Recorded information:
----------

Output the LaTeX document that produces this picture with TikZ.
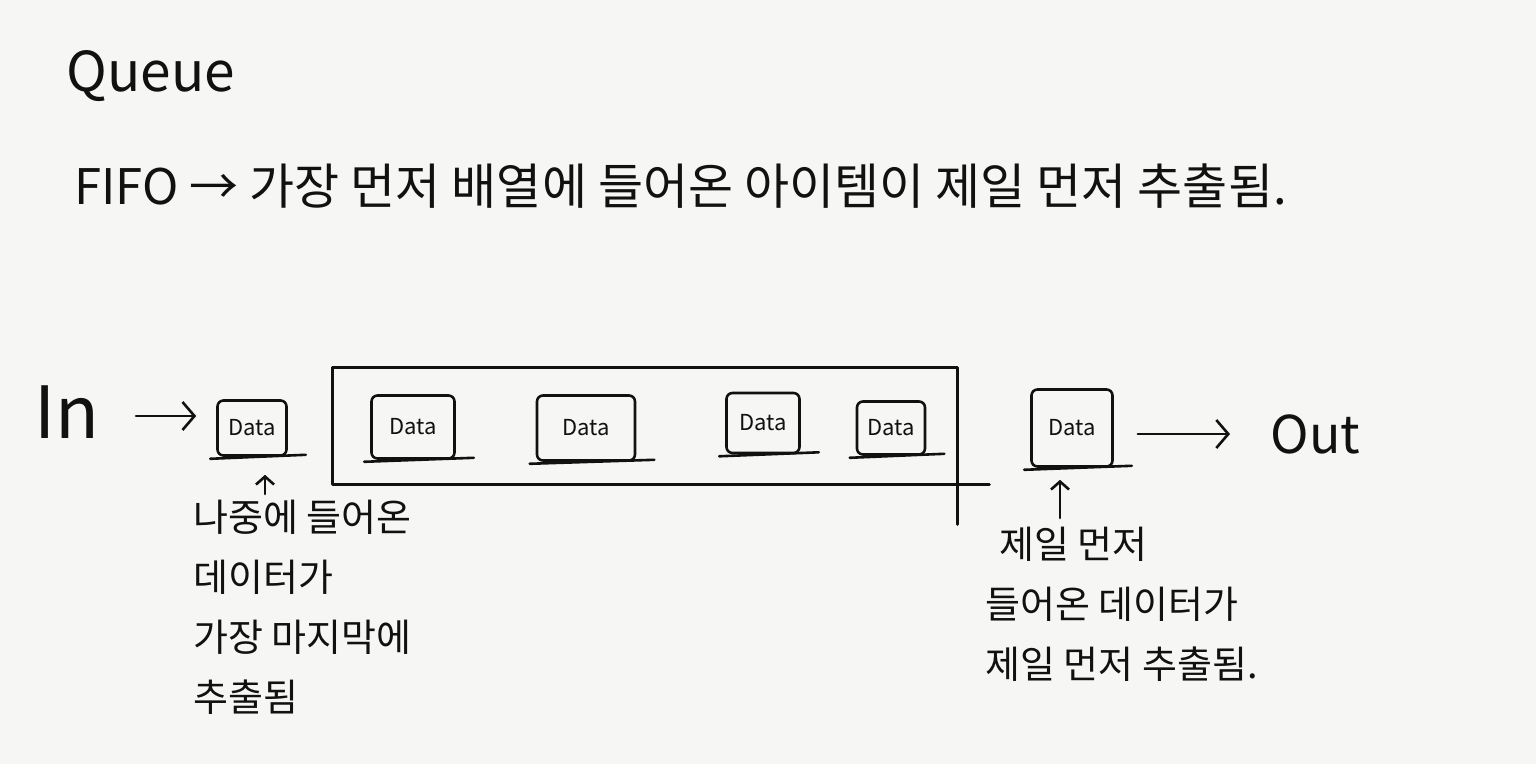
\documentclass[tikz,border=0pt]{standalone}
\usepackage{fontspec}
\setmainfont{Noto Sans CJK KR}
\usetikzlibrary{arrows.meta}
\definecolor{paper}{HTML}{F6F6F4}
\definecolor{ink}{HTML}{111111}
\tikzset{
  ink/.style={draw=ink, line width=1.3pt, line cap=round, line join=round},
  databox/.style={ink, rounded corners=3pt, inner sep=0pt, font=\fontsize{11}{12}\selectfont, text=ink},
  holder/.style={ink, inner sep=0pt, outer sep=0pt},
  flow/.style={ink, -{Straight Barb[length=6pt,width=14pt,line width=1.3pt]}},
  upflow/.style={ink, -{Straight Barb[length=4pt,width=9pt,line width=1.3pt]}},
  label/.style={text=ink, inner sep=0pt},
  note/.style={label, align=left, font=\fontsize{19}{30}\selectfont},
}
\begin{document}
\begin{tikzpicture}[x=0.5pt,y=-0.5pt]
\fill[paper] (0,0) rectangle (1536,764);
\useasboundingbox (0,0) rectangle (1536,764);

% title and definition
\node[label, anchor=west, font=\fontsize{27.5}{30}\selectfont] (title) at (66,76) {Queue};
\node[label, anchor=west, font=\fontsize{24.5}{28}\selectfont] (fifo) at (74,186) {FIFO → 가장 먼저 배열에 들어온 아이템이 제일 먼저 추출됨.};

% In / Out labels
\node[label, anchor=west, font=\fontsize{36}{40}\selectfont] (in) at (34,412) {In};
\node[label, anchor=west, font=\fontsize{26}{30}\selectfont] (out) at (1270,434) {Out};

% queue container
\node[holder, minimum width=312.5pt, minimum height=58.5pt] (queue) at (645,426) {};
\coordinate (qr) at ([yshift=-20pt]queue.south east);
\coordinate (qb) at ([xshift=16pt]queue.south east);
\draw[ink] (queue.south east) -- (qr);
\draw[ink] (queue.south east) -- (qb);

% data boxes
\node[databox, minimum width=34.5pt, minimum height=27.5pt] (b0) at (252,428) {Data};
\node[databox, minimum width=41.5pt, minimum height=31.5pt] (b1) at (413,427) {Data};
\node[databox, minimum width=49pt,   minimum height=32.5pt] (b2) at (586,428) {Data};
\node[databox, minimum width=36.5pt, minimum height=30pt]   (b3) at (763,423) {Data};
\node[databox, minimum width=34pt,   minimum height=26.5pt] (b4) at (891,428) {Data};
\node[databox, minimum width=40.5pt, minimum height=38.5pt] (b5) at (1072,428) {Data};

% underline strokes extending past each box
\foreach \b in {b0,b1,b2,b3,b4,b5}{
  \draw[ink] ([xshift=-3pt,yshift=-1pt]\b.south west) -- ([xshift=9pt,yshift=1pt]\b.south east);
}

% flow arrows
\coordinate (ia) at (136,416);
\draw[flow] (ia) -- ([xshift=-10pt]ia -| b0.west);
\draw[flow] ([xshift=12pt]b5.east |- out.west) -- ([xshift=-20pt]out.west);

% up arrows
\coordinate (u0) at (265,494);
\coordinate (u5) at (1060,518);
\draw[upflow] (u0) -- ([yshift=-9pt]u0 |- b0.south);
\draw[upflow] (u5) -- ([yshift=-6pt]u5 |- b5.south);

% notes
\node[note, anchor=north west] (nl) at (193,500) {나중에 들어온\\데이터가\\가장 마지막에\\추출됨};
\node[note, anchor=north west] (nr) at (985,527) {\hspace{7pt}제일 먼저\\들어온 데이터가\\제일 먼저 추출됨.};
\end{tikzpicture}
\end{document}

----------

What the task requires: Word for word, quote the lines above. Omit the pictures.

Solution to the problem:
Output the LaTeX document that produces this picture with TikZ.
\documentclass[tikz,border=0pt]{standalone}
\usepackage{fontspec}
\setmainfont{Noto Sans CJK KR}
\usetikzlibrary{arrows.meta}
\definecolor{paper}{HTML}{F6F6F4}
\definecolor{ink}{HTML}{111111}
\tikzset{
  ink/.style={draw=ink, line width=1.3pt, line cap=round, line join=round},
  databox/.style={ink, rounded corners=3pt, inner sep=0pt, font=\fontsize{11}{12}\selectfont, text=ink},
  holder/.style={ink, inner sep=0pt, outer sep=0pt},
  flow/.style={ink, -{Straight Barb[length=6pt,width=14pt,line width=1.3pt]}},
  upflow/.style={ink, -{Straight Barb[length=4pt,width=9pt,line width=1.3pt]}},
  label/.style={text=ink, inner sep=0pt},
  note/.style={label, align=left, font=\fontsize{19}{30}\selectfont},
}
\begin{document}
\begin{tikzpicture}[x=0.5pt,y=-0.5pt]
\fill[paper] (0,0) rectangle (1536,764);
\useasboundingbox (0,0) rectangle (1536,764);

% title and definition
\node[label, anchor=west, font=\fontsize{27.5}{30}\selectfont] (title) at (66,76) {Queue};
\node[label, anchor=west, font=\fontsize{24.5}{28}\selectfont] (fifo) at (74,186) {FIFO → 가장 먼저 배열에 들어온 아이템이 제일 먼저 추출됨.};

% In / Out labels
\node[label, anchor=west, font=\fontsize{36}{40}\selectfont] (in) at (34,412) {In};
\node[label, anchor=west, font=\fontsize{26}{30}\selectfont] (out) at (1270,434) {Out};

% queue container
\node[holder, minimum width=312.5pt, minimum height=58.5pt] (queue) at (645,426) {};
\coordinate (qr) at ([yshift=-20pt]queue.south east);
\coordinate (qb) at ([xshift=16pt]queue.south east);
\draw[ink] (queue.south east) -- (qr);
\draw[ink] (queue.south east) -- (qb);

% data boxes
\node[databox, minimum width=34.5pt, minimum height=27.5pt] (b0) at (252,428) {Data};
\node[databox, minimum width=41.5pt, minimum height=31.5pt] (b1) at (413,427) {Data};
\node[databox, minimum width=49pt,   minimum height=32.5pt] (b2) at (586,428) {Data};
\node[databox, minimum width=36.5pt, minimum height=30pt]   (b3) at (763,423) {Data};
\node[databox, minimum width=34pt,   minimum height=26.5pt] (b4) at (891,428) {Data};
\node[databox, minimum width=40.5pt, minimum height=38.5pt] (b5) at (1072,428) {Data};

% underline strokes extending past each box
\foreach \b in {b0,b1,b2,b3,b4,b5}{
  \draw[ink] ([xshift=-3pt,yshift=-1pt]\b.south west) -- ([xshift=9pt,yshift=1pt]\b.south east);
}

% flow arrows
\coordinate (ia) at (136,416);
\draw[flow] (ia) -- ([xshift=-10pt]ia -| b0.west);
\draw[flow] ([xshift=12pt]b5.east |- out.west) -- ([xshift=-20pt]out.west);

% up arrows
\coordinate (u0) at (265,494);
\coordinate (u5) at (1060,518);
\draw[upflow] (u0) -- ([yshift=-9pt]u0 |- b0.south);
\draw[upflow] (u5) -- ([yshift=-6pt]u5 |- b5.south);

% notes
\node[note, anchor=north west] (nl) at (193,500) {나중에 들어온\\데이터가\\가장 마지막에\\추출됨};
\node[note, anchor=north west] (nr) at (985,527) {\hspace{7pt}제일 먼저\\들어온 데이터가\\제일 먼저 추출됨.};
\end{tikzpicture}
\end{document}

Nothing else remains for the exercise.